# Start of INFORMATION PROVIDED

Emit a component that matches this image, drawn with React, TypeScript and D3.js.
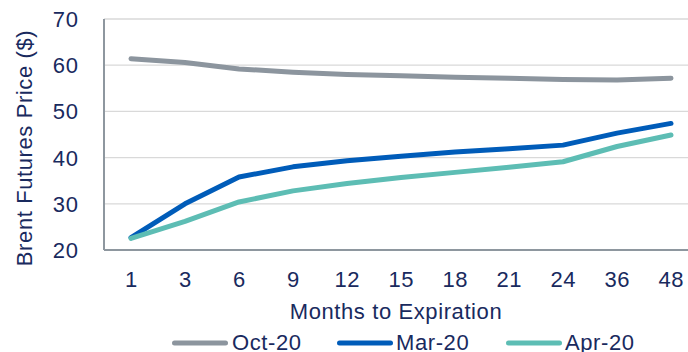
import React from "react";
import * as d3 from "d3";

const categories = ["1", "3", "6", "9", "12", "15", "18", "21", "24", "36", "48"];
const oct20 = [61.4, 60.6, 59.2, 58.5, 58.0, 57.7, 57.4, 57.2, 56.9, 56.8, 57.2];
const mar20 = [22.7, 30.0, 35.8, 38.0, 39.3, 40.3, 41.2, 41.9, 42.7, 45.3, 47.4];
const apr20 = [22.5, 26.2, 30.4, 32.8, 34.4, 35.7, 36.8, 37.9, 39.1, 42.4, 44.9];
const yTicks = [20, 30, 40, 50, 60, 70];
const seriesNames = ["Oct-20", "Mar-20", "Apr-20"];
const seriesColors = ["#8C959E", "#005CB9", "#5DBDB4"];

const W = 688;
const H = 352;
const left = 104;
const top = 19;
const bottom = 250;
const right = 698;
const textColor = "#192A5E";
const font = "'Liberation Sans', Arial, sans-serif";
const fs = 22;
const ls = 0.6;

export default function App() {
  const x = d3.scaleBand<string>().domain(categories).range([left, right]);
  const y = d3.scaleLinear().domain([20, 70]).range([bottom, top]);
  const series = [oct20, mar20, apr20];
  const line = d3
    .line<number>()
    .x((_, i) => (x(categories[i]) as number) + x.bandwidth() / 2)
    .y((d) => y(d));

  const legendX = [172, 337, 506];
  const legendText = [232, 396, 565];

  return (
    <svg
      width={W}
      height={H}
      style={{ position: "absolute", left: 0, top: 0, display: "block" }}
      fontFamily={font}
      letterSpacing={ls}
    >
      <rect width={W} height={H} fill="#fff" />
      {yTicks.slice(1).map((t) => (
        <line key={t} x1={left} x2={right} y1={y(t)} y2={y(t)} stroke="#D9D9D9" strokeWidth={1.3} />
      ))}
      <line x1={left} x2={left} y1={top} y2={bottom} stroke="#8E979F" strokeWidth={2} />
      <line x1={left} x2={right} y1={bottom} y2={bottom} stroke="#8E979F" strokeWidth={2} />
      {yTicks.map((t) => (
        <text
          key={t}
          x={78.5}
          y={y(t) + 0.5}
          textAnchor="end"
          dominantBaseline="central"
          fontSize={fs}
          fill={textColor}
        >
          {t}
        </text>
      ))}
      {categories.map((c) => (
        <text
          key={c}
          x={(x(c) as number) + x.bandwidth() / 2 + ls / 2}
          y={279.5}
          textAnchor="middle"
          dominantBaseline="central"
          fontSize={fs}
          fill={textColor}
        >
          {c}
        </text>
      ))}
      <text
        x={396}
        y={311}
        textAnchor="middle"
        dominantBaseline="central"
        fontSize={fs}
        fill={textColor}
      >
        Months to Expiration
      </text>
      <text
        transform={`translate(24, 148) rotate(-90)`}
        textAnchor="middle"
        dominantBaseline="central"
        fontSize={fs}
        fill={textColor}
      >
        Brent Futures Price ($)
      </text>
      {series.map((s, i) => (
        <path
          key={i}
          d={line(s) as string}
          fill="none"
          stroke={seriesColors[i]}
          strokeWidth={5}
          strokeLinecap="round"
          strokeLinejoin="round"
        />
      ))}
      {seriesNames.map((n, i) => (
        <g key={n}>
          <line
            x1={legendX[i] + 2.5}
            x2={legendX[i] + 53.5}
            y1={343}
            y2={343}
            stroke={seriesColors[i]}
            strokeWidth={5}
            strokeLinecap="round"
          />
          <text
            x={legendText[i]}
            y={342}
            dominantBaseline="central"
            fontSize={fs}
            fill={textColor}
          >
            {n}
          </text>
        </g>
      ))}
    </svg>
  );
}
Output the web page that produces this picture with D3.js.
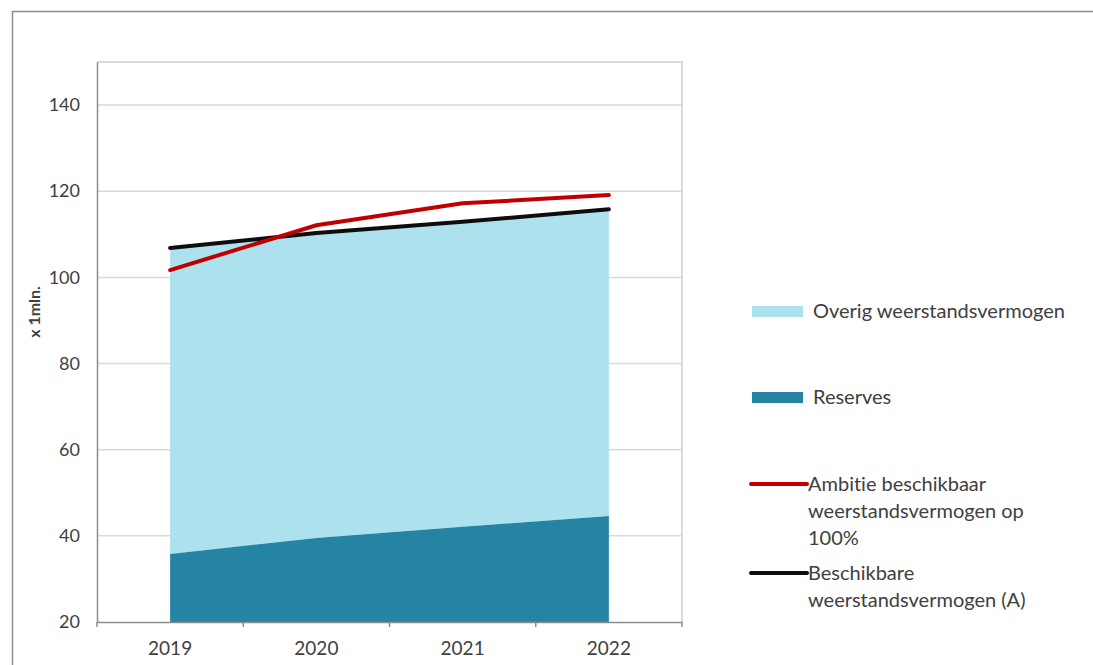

# End of INFORMATION PROVIDED

* [WHAT YOU WILL DO] Pictures stay out. Repeat only the lines from the beginning of the data through the line that has "import * as".

* [SOLVED EXERCISE]
Emit a component that matches this image, drawn with React, TypeScript and D3.js.
import React from "react";
import * as d3 from "d3";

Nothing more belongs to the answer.